Source material ▸
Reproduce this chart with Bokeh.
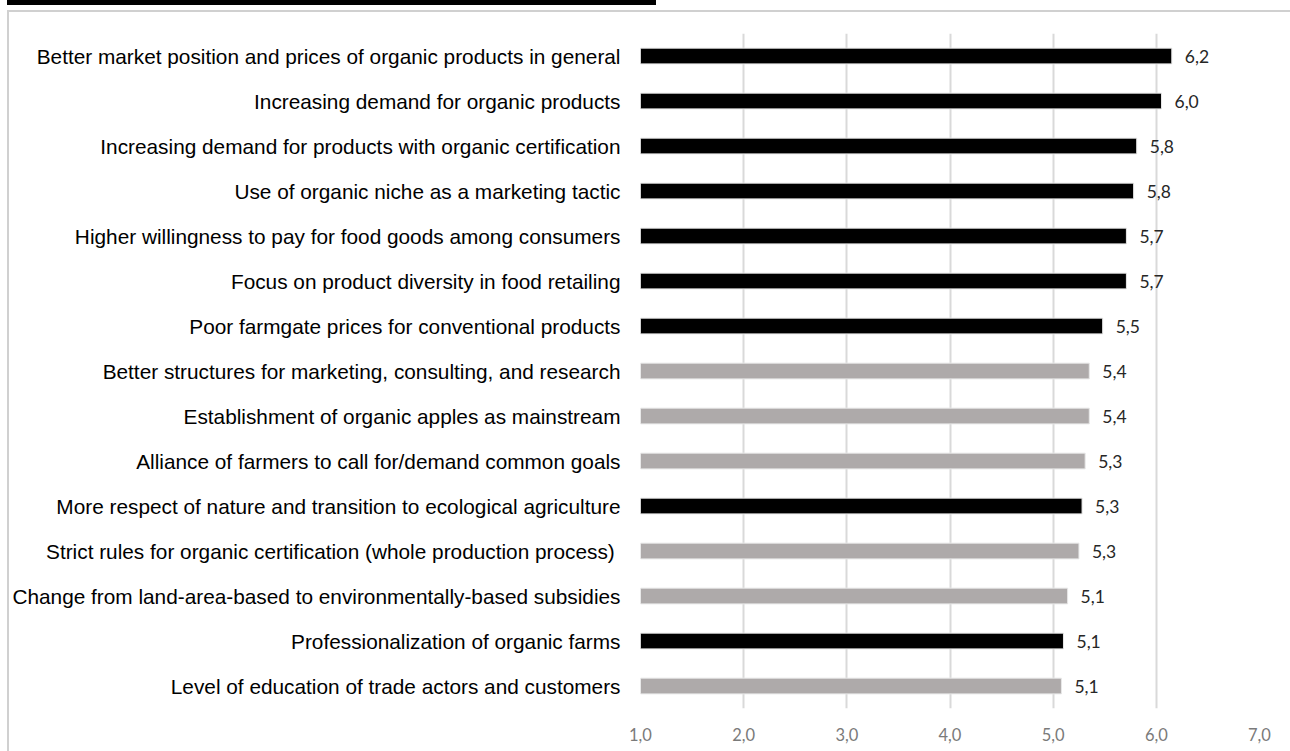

==

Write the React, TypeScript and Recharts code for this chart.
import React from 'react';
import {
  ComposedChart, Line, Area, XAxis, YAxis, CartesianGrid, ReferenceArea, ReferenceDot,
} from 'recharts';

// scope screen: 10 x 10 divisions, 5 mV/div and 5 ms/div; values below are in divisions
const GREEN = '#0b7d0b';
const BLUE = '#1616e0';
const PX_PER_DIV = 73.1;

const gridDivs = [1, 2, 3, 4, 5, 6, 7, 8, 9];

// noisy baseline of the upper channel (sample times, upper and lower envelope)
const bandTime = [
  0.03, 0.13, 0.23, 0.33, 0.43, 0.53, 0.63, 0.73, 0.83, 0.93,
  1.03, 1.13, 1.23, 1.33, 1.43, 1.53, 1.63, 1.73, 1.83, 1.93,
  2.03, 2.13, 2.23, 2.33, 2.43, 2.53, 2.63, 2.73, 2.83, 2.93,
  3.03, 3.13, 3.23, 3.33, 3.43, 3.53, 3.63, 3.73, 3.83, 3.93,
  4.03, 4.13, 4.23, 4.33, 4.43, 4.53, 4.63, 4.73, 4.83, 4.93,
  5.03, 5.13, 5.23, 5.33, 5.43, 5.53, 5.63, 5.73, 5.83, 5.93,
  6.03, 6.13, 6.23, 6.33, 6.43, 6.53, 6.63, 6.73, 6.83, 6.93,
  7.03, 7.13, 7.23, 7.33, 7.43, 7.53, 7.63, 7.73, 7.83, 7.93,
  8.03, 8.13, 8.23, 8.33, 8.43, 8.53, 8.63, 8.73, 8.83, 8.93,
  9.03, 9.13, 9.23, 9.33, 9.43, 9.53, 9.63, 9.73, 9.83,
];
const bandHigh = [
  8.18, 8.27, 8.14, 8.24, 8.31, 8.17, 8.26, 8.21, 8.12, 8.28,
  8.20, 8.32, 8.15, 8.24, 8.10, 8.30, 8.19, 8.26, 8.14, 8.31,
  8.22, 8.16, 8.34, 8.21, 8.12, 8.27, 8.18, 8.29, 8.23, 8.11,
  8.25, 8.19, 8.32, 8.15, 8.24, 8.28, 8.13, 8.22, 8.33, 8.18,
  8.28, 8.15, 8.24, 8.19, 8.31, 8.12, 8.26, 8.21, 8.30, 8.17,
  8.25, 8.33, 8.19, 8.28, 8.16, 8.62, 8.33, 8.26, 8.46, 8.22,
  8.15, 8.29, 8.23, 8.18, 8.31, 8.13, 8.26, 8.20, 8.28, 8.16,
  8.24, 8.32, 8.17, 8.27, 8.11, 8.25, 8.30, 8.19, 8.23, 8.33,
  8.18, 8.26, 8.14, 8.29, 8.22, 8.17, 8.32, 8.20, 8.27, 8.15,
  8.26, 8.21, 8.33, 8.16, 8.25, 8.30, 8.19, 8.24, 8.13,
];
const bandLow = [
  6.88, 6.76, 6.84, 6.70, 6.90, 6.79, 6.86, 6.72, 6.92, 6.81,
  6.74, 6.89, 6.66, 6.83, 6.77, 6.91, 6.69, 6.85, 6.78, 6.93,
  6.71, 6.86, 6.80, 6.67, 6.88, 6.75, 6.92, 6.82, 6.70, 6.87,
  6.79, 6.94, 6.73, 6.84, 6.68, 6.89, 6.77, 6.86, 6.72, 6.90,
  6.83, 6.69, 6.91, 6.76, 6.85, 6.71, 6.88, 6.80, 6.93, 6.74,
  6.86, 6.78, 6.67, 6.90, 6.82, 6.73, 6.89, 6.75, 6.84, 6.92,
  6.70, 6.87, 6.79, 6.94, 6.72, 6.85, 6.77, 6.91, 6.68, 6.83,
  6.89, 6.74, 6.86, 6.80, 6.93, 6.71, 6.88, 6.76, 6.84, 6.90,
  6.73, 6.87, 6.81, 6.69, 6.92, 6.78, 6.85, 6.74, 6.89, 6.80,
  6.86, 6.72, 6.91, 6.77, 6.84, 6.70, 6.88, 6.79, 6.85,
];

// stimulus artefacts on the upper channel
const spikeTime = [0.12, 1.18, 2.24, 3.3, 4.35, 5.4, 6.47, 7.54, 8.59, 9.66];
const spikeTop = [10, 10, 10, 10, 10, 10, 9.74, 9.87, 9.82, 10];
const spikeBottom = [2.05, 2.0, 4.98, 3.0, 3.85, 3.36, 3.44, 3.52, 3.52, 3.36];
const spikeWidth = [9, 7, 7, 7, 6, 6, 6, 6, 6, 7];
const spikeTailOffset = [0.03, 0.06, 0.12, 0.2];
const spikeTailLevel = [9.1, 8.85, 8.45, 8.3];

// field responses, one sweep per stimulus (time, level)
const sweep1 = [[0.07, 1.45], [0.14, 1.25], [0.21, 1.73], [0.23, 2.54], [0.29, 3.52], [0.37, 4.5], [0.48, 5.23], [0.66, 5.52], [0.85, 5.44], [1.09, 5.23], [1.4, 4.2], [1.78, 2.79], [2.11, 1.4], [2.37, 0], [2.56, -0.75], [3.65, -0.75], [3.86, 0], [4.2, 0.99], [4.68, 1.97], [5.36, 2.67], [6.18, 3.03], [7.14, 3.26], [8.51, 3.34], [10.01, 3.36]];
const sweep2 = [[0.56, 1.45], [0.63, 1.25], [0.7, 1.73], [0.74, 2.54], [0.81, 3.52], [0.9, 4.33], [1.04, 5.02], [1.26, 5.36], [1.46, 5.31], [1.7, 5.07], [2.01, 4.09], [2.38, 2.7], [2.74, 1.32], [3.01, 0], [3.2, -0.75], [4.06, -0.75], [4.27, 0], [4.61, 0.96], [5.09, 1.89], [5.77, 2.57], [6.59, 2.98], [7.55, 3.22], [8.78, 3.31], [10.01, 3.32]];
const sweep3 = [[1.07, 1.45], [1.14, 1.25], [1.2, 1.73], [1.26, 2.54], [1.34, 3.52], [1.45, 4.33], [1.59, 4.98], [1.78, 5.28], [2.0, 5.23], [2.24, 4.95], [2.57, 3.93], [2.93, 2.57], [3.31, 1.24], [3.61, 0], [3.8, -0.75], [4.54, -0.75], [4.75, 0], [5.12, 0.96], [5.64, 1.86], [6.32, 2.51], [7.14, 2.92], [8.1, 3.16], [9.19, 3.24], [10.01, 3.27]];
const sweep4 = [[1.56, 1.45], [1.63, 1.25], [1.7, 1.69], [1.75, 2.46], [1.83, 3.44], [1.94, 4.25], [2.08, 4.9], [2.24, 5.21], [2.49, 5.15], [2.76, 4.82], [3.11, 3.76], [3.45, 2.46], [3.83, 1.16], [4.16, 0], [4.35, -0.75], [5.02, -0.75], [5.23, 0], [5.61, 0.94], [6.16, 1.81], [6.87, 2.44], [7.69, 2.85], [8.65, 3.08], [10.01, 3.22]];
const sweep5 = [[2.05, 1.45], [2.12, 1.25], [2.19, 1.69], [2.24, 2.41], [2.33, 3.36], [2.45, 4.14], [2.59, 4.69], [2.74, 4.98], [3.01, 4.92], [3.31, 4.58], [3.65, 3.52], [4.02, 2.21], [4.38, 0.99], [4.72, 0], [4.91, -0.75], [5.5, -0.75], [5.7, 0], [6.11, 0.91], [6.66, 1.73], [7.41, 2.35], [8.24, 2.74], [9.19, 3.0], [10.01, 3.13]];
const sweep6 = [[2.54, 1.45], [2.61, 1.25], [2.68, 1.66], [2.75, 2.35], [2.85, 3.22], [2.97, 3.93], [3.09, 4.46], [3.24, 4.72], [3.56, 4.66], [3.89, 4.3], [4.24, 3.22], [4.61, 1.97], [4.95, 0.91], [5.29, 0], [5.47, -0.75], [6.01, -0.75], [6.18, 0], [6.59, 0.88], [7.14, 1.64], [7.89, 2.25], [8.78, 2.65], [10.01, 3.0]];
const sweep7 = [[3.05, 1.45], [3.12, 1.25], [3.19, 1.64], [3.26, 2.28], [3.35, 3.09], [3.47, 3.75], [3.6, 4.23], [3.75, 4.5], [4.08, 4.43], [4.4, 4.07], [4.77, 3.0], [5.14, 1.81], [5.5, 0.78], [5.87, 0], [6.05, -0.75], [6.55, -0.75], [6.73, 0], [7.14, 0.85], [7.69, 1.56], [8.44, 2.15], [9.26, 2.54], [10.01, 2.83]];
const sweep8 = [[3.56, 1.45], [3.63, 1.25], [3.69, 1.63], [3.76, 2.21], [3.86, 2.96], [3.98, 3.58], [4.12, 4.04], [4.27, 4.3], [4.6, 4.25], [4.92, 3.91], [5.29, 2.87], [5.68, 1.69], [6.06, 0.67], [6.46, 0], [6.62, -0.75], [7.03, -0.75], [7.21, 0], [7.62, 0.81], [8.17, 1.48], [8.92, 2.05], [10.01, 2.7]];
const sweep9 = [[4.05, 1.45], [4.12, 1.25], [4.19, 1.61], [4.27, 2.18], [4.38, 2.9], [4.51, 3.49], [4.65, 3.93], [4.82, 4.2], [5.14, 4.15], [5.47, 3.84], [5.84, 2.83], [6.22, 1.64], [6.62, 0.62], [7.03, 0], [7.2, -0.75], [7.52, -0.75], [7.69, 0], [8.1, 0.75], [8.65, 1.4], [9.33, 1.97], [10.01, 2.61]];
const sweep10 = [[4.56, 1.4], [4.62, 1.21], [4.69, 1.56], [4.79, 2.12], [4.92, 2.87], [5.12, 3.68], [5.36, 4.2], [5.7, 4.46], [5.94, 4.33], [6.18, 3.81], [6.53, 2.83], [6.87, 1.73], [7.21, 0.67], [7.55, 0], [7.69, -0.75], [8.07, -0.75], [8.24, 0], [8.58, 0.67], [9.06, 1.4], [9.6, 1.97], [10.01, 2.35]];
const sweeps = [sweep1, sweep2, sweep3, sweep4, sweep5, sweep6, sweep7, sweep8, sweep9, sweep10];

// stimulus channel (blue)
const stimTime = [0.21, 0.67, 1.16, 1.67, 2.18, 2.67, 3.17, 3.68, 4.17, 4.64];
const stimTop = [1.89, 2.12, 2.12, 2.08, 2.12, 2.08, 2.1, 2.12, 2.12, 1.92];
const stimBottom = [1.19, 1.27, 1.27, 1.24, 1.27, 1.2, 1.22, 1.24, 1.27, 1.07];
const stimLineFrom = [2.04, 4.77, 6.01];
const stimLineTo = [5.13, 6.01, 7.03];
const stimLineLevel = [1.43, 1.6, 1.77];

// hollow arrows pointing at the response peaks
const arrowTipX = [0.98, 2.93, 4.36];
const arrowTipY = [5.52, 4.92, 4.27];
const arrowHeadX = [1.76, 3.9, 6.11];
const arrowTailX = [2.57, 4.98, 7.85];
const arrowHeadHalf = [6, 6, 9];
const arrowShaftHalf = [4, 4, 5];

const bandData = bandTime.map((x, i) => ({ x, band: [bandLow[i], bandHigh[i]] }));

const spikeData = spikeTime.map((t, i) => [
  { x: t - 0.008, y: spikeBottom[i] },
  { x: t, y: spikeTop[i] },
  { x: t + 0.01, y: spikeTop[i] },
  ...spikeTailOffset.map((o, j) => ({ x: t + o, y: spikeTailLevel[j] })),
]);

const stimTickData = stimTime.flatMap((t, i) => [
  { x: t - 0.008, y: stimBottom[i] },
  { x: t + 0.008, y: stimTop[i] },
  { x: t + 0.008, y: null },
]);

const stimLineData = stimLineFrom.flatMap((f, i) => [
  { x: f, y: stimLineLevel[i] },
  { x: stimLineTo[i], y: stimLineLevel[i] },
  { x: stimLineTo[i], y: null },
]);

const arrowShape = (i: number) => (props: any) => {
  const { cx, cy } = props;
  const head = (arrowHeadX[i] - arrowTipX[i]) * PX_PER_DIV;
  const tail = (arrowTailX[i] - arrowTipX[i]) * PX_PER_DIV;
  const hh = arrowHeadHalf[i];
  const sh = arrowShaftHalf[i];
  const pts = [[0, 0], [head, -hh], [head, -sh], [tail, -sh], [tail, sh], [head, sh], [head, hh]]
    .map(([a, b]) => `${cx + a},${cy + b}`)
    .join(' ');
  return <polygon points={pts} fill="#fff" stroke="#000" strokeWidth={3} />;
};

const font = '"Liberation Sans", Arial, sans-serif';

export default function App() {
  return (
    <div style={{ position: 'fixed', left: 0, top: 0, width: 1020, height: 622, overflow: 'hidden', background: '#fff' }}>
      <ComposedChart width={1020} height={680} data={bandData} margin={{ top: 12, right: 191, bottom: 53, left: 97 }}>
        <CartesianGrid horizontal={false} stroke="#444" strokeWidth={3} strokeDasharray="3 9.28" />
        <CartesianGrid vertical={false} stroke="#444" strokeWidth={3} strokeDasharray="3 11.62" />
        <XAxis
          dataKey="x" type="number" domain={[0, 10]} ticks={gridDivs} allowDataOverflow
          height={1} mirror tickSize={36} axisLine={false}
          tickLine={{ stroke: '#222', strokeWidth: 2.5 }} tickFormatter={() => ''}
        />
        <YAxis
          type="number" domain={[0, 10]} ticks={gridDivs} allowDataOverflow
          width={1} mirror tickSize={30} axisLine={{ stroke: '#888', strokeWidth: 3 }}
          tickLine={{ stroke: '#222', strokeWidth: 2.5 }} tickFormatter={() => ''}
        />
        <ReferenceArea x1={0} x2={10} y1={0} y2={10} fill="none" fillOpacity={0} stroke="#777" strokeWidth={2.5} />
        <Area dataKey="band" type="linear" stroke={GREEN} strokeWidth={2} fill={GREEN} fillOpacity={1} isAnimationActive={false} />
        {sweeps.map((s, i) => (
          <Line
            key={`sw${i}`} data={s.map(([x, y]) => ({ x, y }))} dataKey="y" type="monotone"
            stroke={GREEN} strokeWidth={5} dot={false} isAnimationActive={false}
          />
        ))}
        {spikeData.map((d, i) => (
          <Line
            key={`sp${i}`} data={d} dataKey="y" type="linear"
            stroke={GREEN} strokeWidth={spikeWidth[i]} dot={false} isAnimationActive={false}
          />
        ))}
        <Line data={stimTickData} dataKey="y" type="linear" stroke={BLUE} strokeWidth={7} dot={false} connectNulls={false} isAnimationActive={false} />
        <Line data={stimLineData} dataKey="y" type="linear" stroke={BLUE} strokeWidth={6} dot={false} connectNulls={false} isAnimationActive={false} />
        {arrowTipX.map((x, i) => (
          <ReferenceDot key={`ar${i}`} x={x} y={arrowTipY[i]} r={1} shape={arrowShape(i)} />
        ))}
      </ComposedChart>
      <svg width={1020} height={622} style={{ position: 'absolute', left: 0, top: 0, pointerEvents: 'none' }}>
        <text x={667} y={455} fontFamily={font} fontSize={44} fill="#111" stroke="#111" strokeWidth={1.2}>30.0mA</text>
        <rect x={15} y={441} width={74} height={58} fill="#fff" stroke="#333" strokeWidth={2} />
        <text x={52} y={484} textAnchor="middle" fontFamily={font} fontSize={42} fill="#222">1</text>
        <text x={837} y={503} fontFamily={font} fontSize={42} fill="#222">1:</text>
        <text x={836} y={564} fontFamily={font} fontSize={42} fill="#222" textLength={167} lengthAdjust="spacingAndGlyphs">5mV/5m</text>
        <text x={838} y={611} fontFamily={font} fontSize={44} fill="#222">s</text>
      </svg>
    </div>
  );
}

...

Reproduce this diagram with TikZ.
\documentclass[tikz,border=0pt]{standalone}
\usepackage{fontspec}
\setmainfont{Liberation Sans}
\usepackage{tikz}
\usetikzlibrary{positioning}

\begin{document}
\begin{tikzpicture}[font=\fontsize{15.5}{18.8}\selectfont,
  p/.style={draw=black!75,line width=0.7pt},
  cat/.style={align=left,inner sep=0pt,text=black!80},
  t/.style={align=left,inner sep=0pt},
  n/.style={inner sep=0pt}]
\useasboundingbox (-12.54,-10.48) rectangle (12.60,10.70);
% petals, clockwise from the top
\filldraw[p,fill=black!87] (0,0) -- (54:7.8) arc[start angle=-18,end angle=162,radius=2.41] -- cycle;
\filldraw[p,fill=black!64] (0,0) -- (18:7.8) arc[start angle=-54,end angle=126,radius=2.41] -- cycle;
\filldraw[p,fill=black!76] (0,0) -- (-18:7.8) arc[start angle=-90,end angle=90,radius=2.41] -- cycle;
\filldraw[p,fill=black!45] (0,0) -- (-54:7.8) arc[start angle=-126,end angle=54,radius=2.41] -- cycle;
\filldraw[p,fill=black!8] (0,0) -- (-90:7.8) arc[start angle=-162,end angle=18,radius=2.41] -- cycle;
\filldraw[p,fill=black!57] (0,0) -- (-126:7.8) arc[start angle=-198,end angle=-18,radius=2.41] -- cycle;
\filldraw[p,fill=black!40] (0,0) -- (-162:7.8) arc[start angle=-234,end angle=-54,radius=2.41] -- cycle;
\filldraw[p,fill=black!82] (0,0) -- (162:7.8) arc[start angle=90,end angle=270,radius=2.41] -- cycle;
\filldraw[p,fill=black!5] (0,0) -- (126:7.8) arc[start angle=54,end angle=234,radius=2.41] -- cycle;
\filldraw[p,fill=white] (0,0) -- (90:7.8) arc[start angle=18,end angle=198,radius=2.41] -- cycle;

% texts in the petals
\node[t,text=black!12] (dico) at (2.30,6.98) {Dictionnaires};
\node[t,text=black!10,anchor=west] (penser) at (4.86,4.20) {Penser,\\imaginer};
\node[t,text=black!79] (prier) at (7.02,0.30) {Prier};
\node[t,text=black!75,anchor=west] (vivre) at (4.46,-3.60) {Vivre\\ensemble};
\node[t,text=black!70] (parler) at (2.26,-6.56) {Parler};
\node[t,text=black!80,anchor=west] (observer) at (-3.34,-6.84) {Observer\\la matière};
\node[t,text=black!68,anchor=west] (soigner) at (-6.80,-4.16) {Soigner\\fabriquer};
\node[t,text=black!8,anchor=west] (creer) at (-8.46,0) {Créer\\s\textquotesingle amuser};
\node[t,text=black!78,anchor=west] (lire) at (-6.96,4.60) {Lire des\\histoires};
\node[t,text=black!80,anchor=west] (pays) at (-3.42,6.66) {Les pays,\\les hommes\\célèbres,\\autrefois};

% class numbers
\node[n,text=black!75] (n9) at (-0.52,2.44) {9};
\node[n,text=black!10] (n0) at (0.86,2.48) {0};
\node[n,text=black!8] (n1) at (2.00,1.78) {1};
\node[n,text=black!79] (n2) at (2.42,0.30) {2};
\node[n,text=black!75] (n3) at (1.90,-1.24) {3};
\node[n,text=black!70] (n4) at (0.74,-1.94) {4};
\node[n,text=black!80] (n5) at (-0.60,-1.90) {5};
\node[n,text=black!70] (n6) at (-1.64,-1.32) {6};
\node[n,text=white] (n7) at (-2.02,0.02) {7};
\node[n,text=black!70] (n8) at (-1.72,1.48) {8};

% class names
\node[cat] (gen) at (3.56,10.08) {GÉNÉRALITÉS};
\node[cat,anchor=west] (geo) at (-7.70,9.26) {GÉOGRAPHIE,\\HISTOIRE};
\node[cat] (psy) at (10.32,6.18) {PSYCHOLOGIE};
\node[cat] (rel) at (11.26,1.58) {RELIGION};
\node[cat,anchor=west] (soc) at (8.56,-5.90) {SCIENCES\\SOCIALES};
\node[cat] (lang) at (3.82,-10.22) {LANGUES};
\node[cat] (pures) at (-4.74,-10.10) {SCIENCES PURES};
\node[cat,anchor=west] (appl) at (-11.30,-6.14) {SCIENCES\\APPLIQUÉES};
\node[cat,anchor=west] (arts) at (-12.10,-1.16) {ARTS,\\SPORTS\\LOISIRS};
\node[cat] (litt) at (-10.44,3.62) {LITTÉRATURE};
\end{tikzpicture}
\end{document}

Instructions for the task ▸
In the listing above, find the line containing "Write the React, TypeScript" and the line containing "const gridDivs = [1, 2, 3, 4, 5, 6, 7, 8, 9];". Output them and every line between, exactly, and nothing else.

Solution for this problem ▸
Write the React, TypeScript and Recharts code for this chart.
import React from 'react';
import {
  ComposedChart, Line, Area, XAxis, YAxis, CartesianGrid, ReferenceArea, ReferenceDot,
} from 'recharts';

// scope screen: 10 x 10 divisions, 5 mV/div and 5 ms/div; values below are in divisions
const GREEN = '#0b7d0b';
const BLUE = '#1616e0';
const PX_PER_DIV = 73.1;

const gridDivs = [1, 2, 3, 4, 5, 6, 7, 8, 9];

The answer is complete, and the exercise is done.